Thanks. You are making a very good case for Patzcuaro. I think I understand that Patzcuaro, at its most wintry "extreme," is not too cold for me. It's just a tad below balmy, and requires the cashmere scarf now and then. 

I think I just might love this place a whole lot!


----------



## conklinwh

Given your interest in Patzcuaro and your question on NGO's, maybe Tracy or others can give you leads on possibilities there. I'm sure that there are some but might be more in Morelia as state capital and much larger but that 45min or so away.
Given your background, there might be possibilities in supporting or otherwise supporting the Purepecha population however only things that I have seen are small facilities at some of the ruins, especially Tzintzuntzan.


----------



## ptrichmondmike

conklinwh said:


> Given your interest in Patzcuaro and your question on NGO's, maybe Tracy or others can give you leads on possibilities there. I'm sure that there are some but might be more in Morelia as state capital and much larger but that 45min or so away.
> Given your background, there might be possibilities in supporting or otherwise supporting the Purepecha population however only things that I have seen are small facilities at some of the ruins, especially Tzintzuntzan.


Thanks -- it probably would be best to settle in to whatever my final choice is and see what kind of volunteer opps are available. I don't really think I'll need any extra income, but volunteering would seem a good way to establish some credibility and a social network with Mexican citizens, as well as being fun (hopefully) and rewarding in itself.

Curiously, the only professor who ever gave me an A+ in an undergraduate course was the anthropologist who wrote the classic study of the village of Tzintzuntzan during the 1940s and 1950s, George Foster.

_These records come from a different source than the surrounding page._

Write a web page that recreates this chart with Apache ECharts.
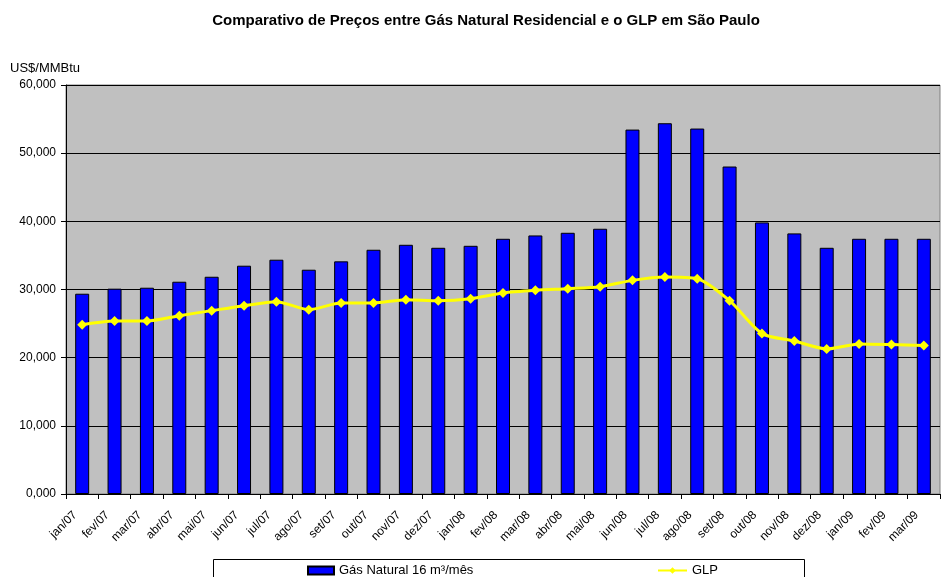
<!DOCTYPE html>
<html>
<head>
<meta charset="utf-8">
<script src="https://cdn.jsdelivr.net/npm/echarts@6/dist/echarts.min.js"></script>
<style>
  html, body { margin: 0; padding: 0; background: #fff; }
  #chart { width: 941px; height: 577px; }
</style>
</head>
<body>
<div id="chart"></div>
<script>
const months = ['jan/07', 'fev/07', 'mar/07', 'abr/07', 'mai/07', 'jun/07', 'jul/07', 'ago/07', 'set/07',
  'out/07', 'nov/07', 'dez/07', 'jan/08', 'fev/08', 'mar/08', 'abr/08', 'mai/08', 'jun/08', 'jul/08',
  'ago/08', 'set/08', 'out/08', 'nov/08', 'dez/08', 'jan/09', 'fev/09', 'mar/09']

const gasNatural = [29380, 30120, 30260, 31140, 31870, 33490, 34370, 32900, 34130,
  35830, 36560, 36120, 36410, 37440, 37930, 38320, 38910, 53460, 54390,
  53610, 48040, 39840, 38230, 36120, 37440, 37440, 37440]

const glp = [24840, 25380, 25380, 26160, 26900, 27630, 28210, 27040, 28020,
  28020, 28510, 28360, 28650, 29490, 29880, 30120, 30410, 31340, 31830,
  31590, 28360, 23530, 22450, 21280, 22020, 21920, 21770]

const yTicks = [0, 10000, 20000, 30000, 40000, 50000, 60000]

const font = 'Arial, "Liberation Sans", sans-serif'
const chart = echarts.init(document.getElementById('chart'))

const option = {
  animation: false,
  title: {
    text: 'Comparativo de Preços entre Gás Natural Residencial e o GLP em São Paulo',
    left: 481,
    textAlign: 'center',
    top: 8,
    textStyle: { fontFamily: font, fontSize: 15, fontWeight: 'bold', color: '#000' }
  },
  graphic: [
    {
      type: 'text', left: 10, top: 62,
      style: { text: 'US$/MMBtu', font: '13px ' + font, fill: '#000' }
    },
    {
      type: 'rect', left: 213, top: 559,
      shape: { width: 591, height: 30 },
      style: { fill: '#fff', stroke: '#000', lineWidth: 1 }
    }
  ],
  legend: [
    {
      data: [{ name: 'Gás Natural 16 m³/mês', icon: 'rect' }],
      left: 307, top: 564, padding: 0,
      itemWidth: 26, itemHeight: 8,
      textStyle: { fontFamily: font, fontSize: 13, color: '#000' }
    },
    {
      data: ['GLP'],
      left: 657, top: 564, padding: 0,
      itemWidth: 29, itemHeight: 8,
      textStyle: { fontFamily: font, fontSize: 13, color: '#000' }
    }
  ],
  grid: {
    left: 66, top: 85, right: 1, bottom: 83,
    show: true, backgroundColor: '#c0c0c0', borderColor: '#808080', borderWidth: 1
  },
  xAxis: {
    type: 'category',
    data: months,
    axisLine: { lineStyle: { color: '#000' } },
    axisTick: { show: true, length: 5, lineStyle: { color: '#000' } },
    axisLabel: {
      rotate: 45, interval: 0, margin: 12, padding: [0, 10, 0, 0],
      fontFamily: font, fontSize: 12, color: '#000'
    }
  },
  yAxis: {
    type: 'value',
    min: yTicks[0], max: yTicks[yTicks.length - 1], interval: 10000,
    axisLine: { show: true, lineStyle: { color: '#000' } },
    axisTick: { show: true, length: 5, lineStyle: { color: '#000' } },
    splitLine: { lineStyle: { color: '#000', width: 1 } },
    axisLabel: {
      fontFamily: font, fontSize: 12, color: '#000', margin: 10,
      formatter: v => Math.round(v / 1000) + ',000'
    }
  },
  series: [
    {
      name: 'Gás Natural 16 m³/mês',
      type: 'bar',
      data: gasNatural,
      barWidth: 14,
      itemStyle: { color: '#0000ff', borderColor: '#000', borderWidth: 1 }
    },
    {
      name: 'GLP',
      type: 'line',
      data: glp,
      smooth: 0.25,
      symbol: 'diamond',
      symbolSize: 10,
      z: 5,
      lineStyle: { color: '#ffff00', width: 3 },
      itemStyle: { color: '#ffff00' }
    }
  ]
}

chart.setOption(option)
</script>
</body>
</html>
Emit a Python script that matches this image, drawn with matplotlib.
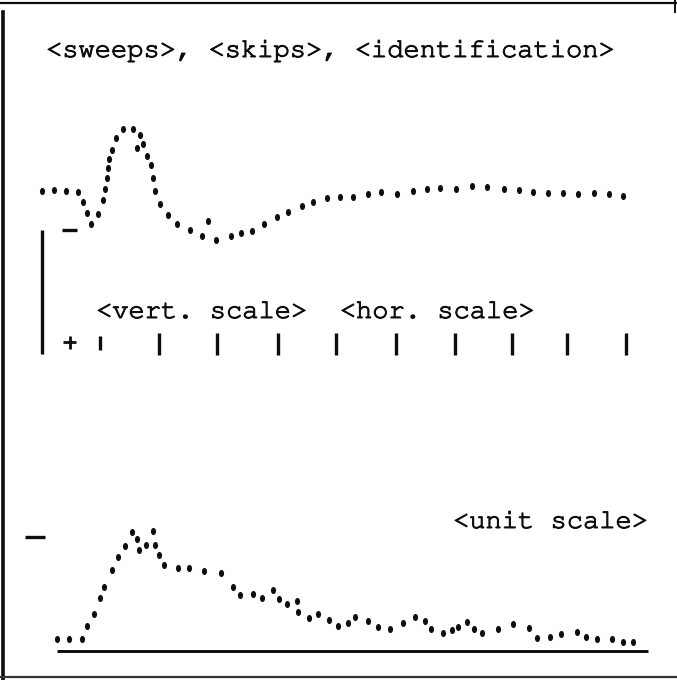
import matplotlib
matplotlib.use("Agg")
import matplotlib.pyplot as plt
from matplotlib import font_manager
from matplotlib.path import Path
from matplotlib.transforms import Affine2D
import matplotlib.patheffects as pe

# ---------------- data ----------------
# upper trace: time positions and amplitude relative to its baseline
top_t = [42, 54, 66, 78, 83, 87, 91, 98, 103, 105, 107, 108, 109, 112, 116, 123,
         133, 140, 143, 137, 147, 151, 153, 155, 160, 168, 177, 190, 202, 208,
         216, 231, 241, 252, 264, 277, 288, 302, 313, 327, 340, 353, 368, 381,
         397, 413, 427, 440, 456, 472, 487, 504, 519, 533, 548, 563, 578, 594,
         609, 623]
top_amp = [0, 1, 0, -1, -11, -22, -33, -23, -9, 2, 13, 23, 32, 41, 53, 62,
           62, 56, 47, 43, 35, 26, 13, 0, -13, -24, -33, -39, -45, -30,
           -49, -45, -42, -40, -33, -26, -21, -15, -11, -7, -6, -6, -3, -1,
           -3, 0, 2, 3, 2, 5, 4, 2, 1, -1, -2, -2, -3, -2,
           -3, -5]

# lower trace (unit response)
bot_t = [57, 69, 82, 87, 94, 100, 104, 112, 118, 125, 132, 137, 139, 146, 153,
         155, 159, 164, 178, 189, 204, 221, 233, 240, 253, 262, 273, 279, 287,
         297, 298, 309, 318, 329, 338, 348, 355, 368, 378, 390, 403, 415, 425,
         431, 443, 452, 458, 467, 474, 482, 498, 513, 529, 537, 550, 561, 577,
         586, 597, 612, 623, 633]
bot_amp = [12, 12, 12, 25, 37, 53, 64, 81, 94, 105, 119, 112, 101, 106, 120,
           106, 96, 86, 83, 83, 80, 78, 64, 56, 57, 53, 61, 52, 47,
           50, 39, 33, 37, 31, 25, 28, 34, 30, 24, 22, 28, 34, 30,
           22, 18, 21, 24, 29, 22, 18, 22, 27, 23, 13, 14, 17, 19,
           14, 12, 12, 9, 9]
bot_line_t = [57, 648]

# scale marks (annotation layer, page units)
hor_ticks = [100, 159, 217, 278, 336, 396, 455, 512, 567, 626]

title = "<sweeps>, <skips>, <identification>"
scale_label = "<vert. scale>  <hor. scale>"
unit_label = "<unit scale>"

# ---------------- font: prefer a typewriter face if present ----------------
available = {f.name for f in font_manager.fontManager.ttflist}
mono = "Liberation Mono"
for cand in ["Courier New", "Courier", "Nimbus Mono PS", "Nimbus Mono L",
             "FreeMono", "Liberation Mono", "DejaVu Sans Mono"]:
    if cand in available:
        mono = cand
        break

# ---------------- figure ----------------
W, H = 677, 680
fig = plt.figure(figsize=(W / 100, H / 100), dpi=100)
fig.patch.set_facecolor("white")

ax = fig.add_axes([0, 0, 1, 1])
ax.set_xlim(0, W)
ax.set_ylim(H, 0)
ax.axis("off")

ax_top = fig.add_axes([0, 0, 1, 1])
ax_top.set_xlim(0, W)
ax_top.set_ylim(191 - H, 191)
ax_top.axis("off")
ax_top.patch.set_alpha(0)

ax_bot = fig.add_axes([0, 0, 1, 1])
ax_bot.set_xlim(0, W)
ax_bot.set_ylim(651 - H, 651)
ax_bot.axis("off")
ax_bot.patch.set_alpha(0)

ink = "#0d0d0d"

# slightly tall elliptical dot, like a plotter/typewriter period
circ = Path.unit_circle()
dot = Path(Affine2D().scale(0.8, 1.1).transform(circ.vertices), circ.codes)

ax_top.scatter(top_t, top_amp, s=26, color=ink, marker=dot, linewidths=0)
ax_bot.scatter(bot_t, bot_amp, s=26, color=ink, marker=dot, linewidths=0)
ax_bot.plot(bot_line_t, [0, 0], color=ink, lw=2.1, solid_capstyle="butt")

# page frame
ax.plot([2.5, 2.5], [12, 679], color=ink, lw=2.6)
ax.plot([0, W], [3, 3], color=ink, lw=1.6)
ax.plot([0, W], [677, 677], color="#333333", lw=1.6)
ax.plot([675, 675], [0, 12], color=ink, lw=1.4)

# scale markers
ax.plot([42, 42], [230, 354], color=ink, lw=2.4, solid_capstyle="butt")
ax.plot([62, 77], [230, 230], color=ink, lw=2.4, solid_capstyle="butt")
ax.plot([25, 45], [537, 537], color=ink, lw=2.4, solid_capstyle="butt")
ax.plot([63, 76], [342, 342], color=ink, lw=2.0, solid_capstyle="butt")
ax.plot([69.5, 69.5], [336, 349], color=ink, lw=2.0, solid_capstyle="butt")
for i, x in enumerate(hor_ticks):
    y0, y1 = (336, 350) if i == 0 else (333, 355)
    ax.plot([x, x], [y0, y1], color=ink, lw=2.4, solid_capstyle="butt")

# labels
stroke = [pe.withStroke(linewidth=0.7, foreground=ink)]
for txt, x, y in [(title, 46, 51), (scale_label, 96, 312), (unit_label, 453, 522)]:
    ax.text(x, y, txt, fontsize=19.5, family=mono, ha="left", va="center",
            color=ink, path_effects=stroke)

fig.savefig("out.png", dpi=100, facecolor="white")
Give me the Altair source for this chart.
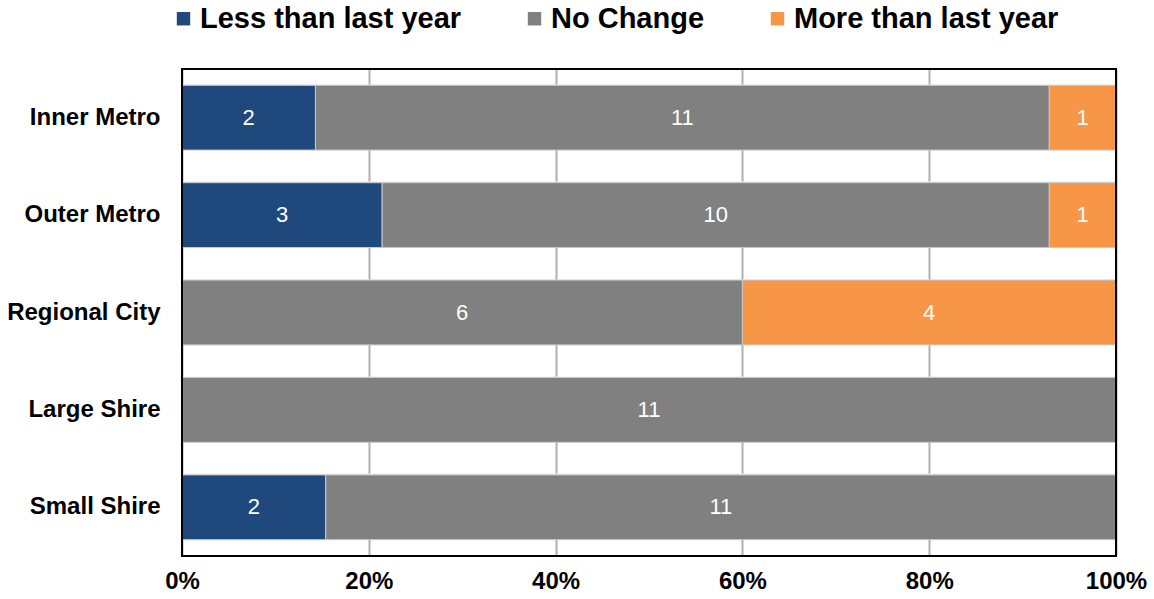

It would be strange, or maybe not, if I ended up living in the neighborhood.


----------



## Guest

*Night of the Dead in Patzcuaro*

The celebration of Day of the Dead in Mexico has evolved from a synchretism of the Catholic faith and indigenous traditions and beliefs. Even more remarkable is the observance of Night of the Dead in the Lake Patzcuaro region. This draws visitors from all over Mexico because of customs unique even within Mexico. The visitors to the area are approximately 95% mexicanos and 5% extranjeros. For information, photos and videos try googling Night of the Dead. There is also a photo set on flickr. Search: night of the dead - lake patzcuaro. Hasta más.


----------



## Guest

conklinwh said:


> Given your interest in Patzcuaro and your question on NGO's, maybe Tracy or others can give you leads on possibilities there...


Belatedly: From my sparse experience with NGOs in Mexico, there is not much chance of you finding work here if you do not have Mexican citizenship, and even then it would be very difficult. I believe you should find an NGO in the U.S. for whom you could do some work in this region. With broadband internet access available, you can easily submit any written work in timely fashion.


----------



## sparks

I would contact CELEP (www.celep.com.mx/). They are a language school and Eco tours. "Dedicated to fostering cross-cultural understanding of the Purhépecha people, culture and homelands with sustainable tourism". Very nice people and would probably know about most volunteer positions. Might also help with their English classes while taking some Spanish. They have a nice new website


----------



## Guest

sparks said:


> I would contact CELEP (CELEP). They are a language school and Eco tours. "Dedicated to fostering cross-cultural understanding of the Purhépecha people, culture and homelands with sustainable tourism". Very nice people and would probably know about most volunteer positions. Might also help with their English classes while taking some Spanish. They have a nice new website


Oops. I thought I recalled a question about supplementing income. Not only was I tardy but out of the loop. Thank you, Sparks, for the good info.


----------



## telcoman

Love the place, but it sure gets cold at night in the winter.


----------